The other examples in the LoRa cube include an AT_Master and AT_Slave, as well as an End_Node. The latter can be used with a LoRaWAN access point. The master and slave implement an AT command set that allows an application to control the modem and use it for communication.
I did find the Environmental Sensing Using LoRa project by Victor Fragoso and STM32 on hackster.io. This gives all you need to know about connecting to The Things Network (TTN), a free platform for connecting LoRaWAN devices using community access points. It’s the same service I used with the Gumstix LoRa Gateway project. It would be handy if the project link was on STMicroelectronics’ site; I didn’t run across it while meandering through their site. The project does require signing up for a TTN account. I did not try out Victor’s other project, Connecting STM32 LoRa Discovery Kit to AWS IoT, although it looks very interesting.
The result is a system that can send information up to the cloud via TTN, which is the intent of the project.
Checking out the built-in PingPong project with a pair of boards takes less than an hour, but doing anything becomes a bit more drawn out because you need to download and install software, sign up for accounts, etc.

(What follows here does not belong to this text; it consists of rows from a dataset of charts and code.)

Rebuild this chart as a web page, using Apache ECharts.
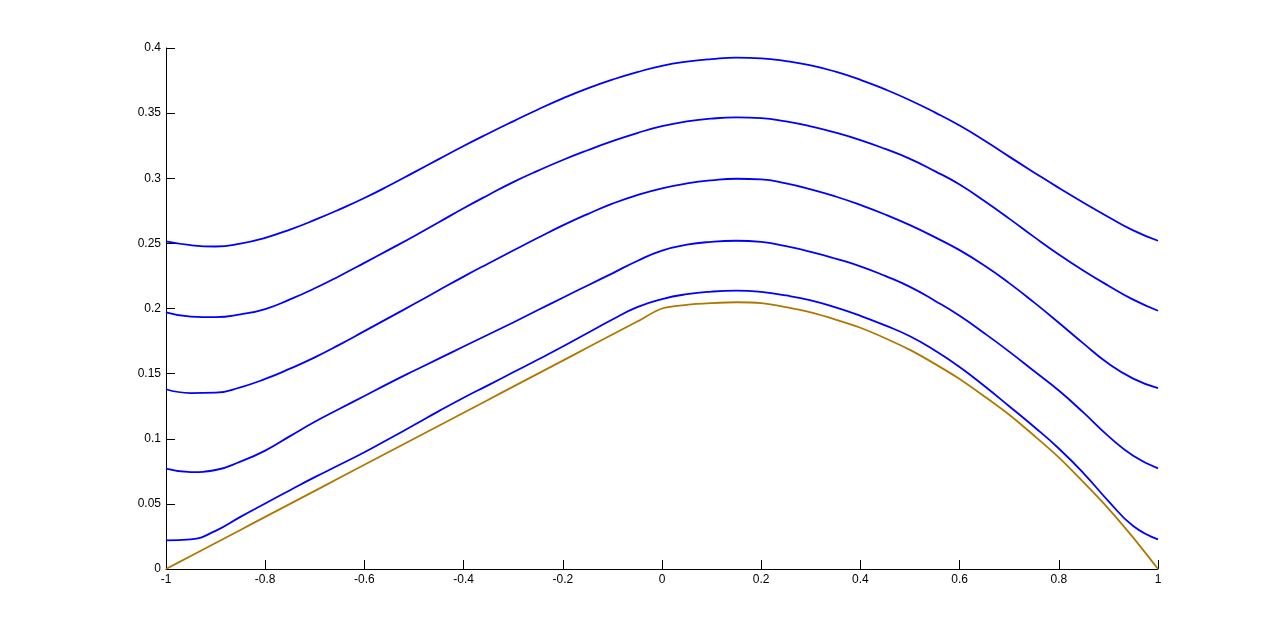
<!DOCTYPE html>
<html>
<head>
<meta charset="utf-8">
<title>curves</title>
<script src="https://cdn.jsdelivr.net/npm/echarts@6/dist/echarts.min.js"></script>
<style>
  html, body { margin: 0; padding: 0; background: #fff; }
  #charts { width: 1280px; height: 641px; }
</style>
</head>
<body>
<div id="charts"></div>
<script>
// x positions shared by all curves (-1 .. 1, step 0.05)
const xs = [-1, -0.95, -0.9, -0.85, -0.8, -0.75, -0.7, -0.65, -0.6, -0.55, -0.5, -0.45, -0.4, -0.35, -0.3, -0.25, -0.2, -0.15, -0.1, -0.05,
  0, 0.05, 0.1, 0.15, 0.2, 0.25, 0.3, 0.35, 0.4, 0.45, 0.5, 0.55, 0.6, 0.65, 0.7, 0.75, 0.8, 0.85, 0.9, 0.95, 1]

// blue curves, top to bottom
const blue1 = [0.2515, 0.2486, 0.2476, 0.2498, 0.2543, 0.2606, 0.2680, 0.2761, 0.2848, 0.2944, 0.3045, 0.3147, 0.3248, 0.3344, 0.3437, 0.3528, 0.3613, 0.3690, 0.3757, 0.3815,
  0.3863, 0.3895, 0.3915, 0.3926, 0.3921, 0.3900, 0.3867, 0.3818, 0.3756, 0.3682, 0.3599, 0.3506, 0.3405, 0.3290, 0.3166, 0.3045, 0.2926, 0.2812, 0.2703, 0.2600, 0.2520]
const blue2 = [0.1970, 0.1938, 0.1934, 0.1955, 0.1996, 0.2070, 0.2155, 0.2250, 0.2350, 0.2452, 0.2555, 0.2662, 0.2770, 0.2872, 0.2970, 0.3058, 0.3140, 0.3215, 0.3285, 0.3347,
  0.3400, 0.3436, 0.3458, 0.3467, 0.3462, 0.3436, 0.3398, 0.3350, 0.3293, 0.3225, 0.3149, 0.3055, 0.2952, 0.2825, 0.2690, 0.2550, 0.2415, 0.2290, 0.2175, 0.2068, 0.1983]
const blue3 = [0.1380, 0.1351, 0.1354, 0.1395, 0.1459, 0.1538, 0.1625, 0.1723, 0.1826, 0.1930, 0.2034, 0.2140, 0.2245, 0.2346, 0.2445, 0.2543, 0.2638, 0.2725, 0.2805, 0.2871,
  0.2923, 0.2960, 0.2984, 0.2996, 0.2991, 0.2960, 0.2915, 0.2860, 0.2795, 0.2722, 0.2640, 0.2548, 0.2448, 0.2330, 0.2195, 0.2047, 0.1891, 0.1730, 0.1577, 0.1462, 0.1388]
const blue4 = [0.0770, 0.0744, 0.0760, 0.0825, 0.0909, 0.1020, 0.1130, 0.1230, 0.1328, 0.1427, 0.1522, 0.1615, 0.1708, 0.1800, 0.1893, 0.1988, 0.2083, 0.2177, 0.2270, 0.2365,
  0.2445, 0.2490, 0.2512, 0.2520, 0.2512, 0.2478, 0.2435, 0.2383, 0.2324, 0.2250, 0.2166, 0.2060, 0.1944, 0.1810, 0.1669, 0.1520, 0.1370, 0.1200, 0.1020, 0.0870, 0.0773]
const blue5 = [0.0220, 0.0228, 0.0293, 0.0400, 0.0503, 0.0605, 0.0705, 0.0800, 0.0896, 0.1000, 0.1105, 0.1212, 0.1315, 0.1412, 0.1510, 0.1608, 0.1708, 0.1812, 0.1915, 0.2010,
  0.2072, 0.2110, 0.2130, 0.2137, 0.2127, 0.2100, 0.2062, 0.2008, 0.1944, 0.1870, 0.1787, 0.1678, 0.1551, 0.1405, 0.1250, 0.1092, 0.0925, 0.0735, 0.0522, 0.0330, 0.0228]

// brown curve
const brown = [0, 0.01, 0.02, 0.03, 0.04, 0.05, 0.06, 0.07, 0.08, 0.09, 0.10, 0.11, 0.12, 0.13, 0.14, 0.15, 0.16, 0.17, 0.18, 0.19,
  0.2, 0.2028, 0.2041, 0.2048, 0.2041, 0.2010, 0.1970, 0.1915, 0.1852, 0.1772, 0.1682, 0.1575, 0.1459, 0.1325, 0.1184, 0.1025, 0.0857, 0.0665, 0.0464, 0.0241, 0]

// tick settings
const xTicks = { min: -1, max: 1, step: 0.2 }
const yTicks = { min: 0, max: 0.4, step: 0.05 }

const pair = (arr) => xs.map((x, i) => [x, arr[i]])

const blueLine = (name, arr) => ({
  name: name,
  type: 'line',
  data: pair(arr),
  smooth: 0.5,
  symbol: 'none',
  lineStyle: { color: '#0000ff', width: 1.8 }
})

const axisCommon = {
  type: 'value',
  splitLine: { show: false },
  axisLine: { show: true, onZero: false, lineStyle: { color: '#000', width: 1 } },
  axisTick: { show: true, inside: true, length: 9, lineStyle: { color: '#000' } },
  axisLabel: { color: '#000', fontSize: 12, fontFamily: 'Liberation Sans, Arial, sans-serif', margin: 5 }
}

const myChart = echarts.init(document.getElementById('charts'))
myChart.setOption({
  animation: false,
  grid: { left: 166, right: 122, top: 48, bottom: 72 },
  xAxis: Object.assign({}, axisCommon, { min: xTicks.min, max: xTicks.max, interval: xTicks.step }),
  yAxis: Object.assign({}, axisCommon, { min: yTicks.min, max: yTicks.max, interval: yTicks.step }),
  series: [
    blueLine('c1', blue1),
    blueLine('c2', blue2),
    blueLine('c3', blue3),
    blueLine('c4', blue4),
    blueLine('c5', blue5),
    {
      name: 'base',
      type: 'line',
      data: pair(brown),
      smooth: 0.3,
      symbol: 'none',
      lineStyle: { color: '#b07800', width: 1.8 }
    }
  ]
})
</script>
</body>
</html>
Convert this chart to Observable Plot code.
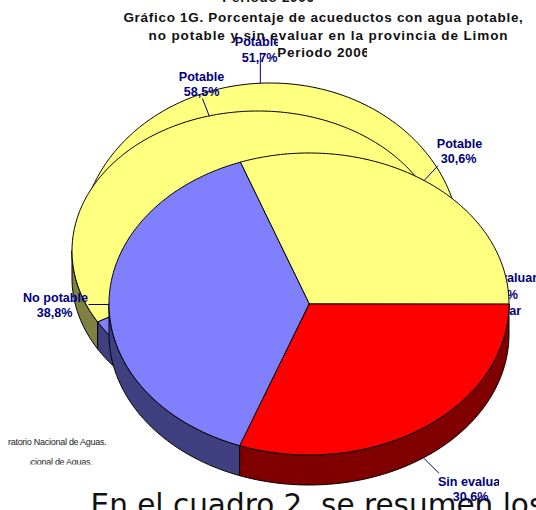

I would plan on at least a couple days starting from ground zero.
Likewise, you need a pair of boards or a LoRaWAN access point that’s already operational. At that point, you have a long-distance (over a kilometer), portable Internet of Things (IoT) device node. The Arduino interface is handy for adding more sensors or interfaces. Overall, a very nice platform with all of the software bells and whistles you will need.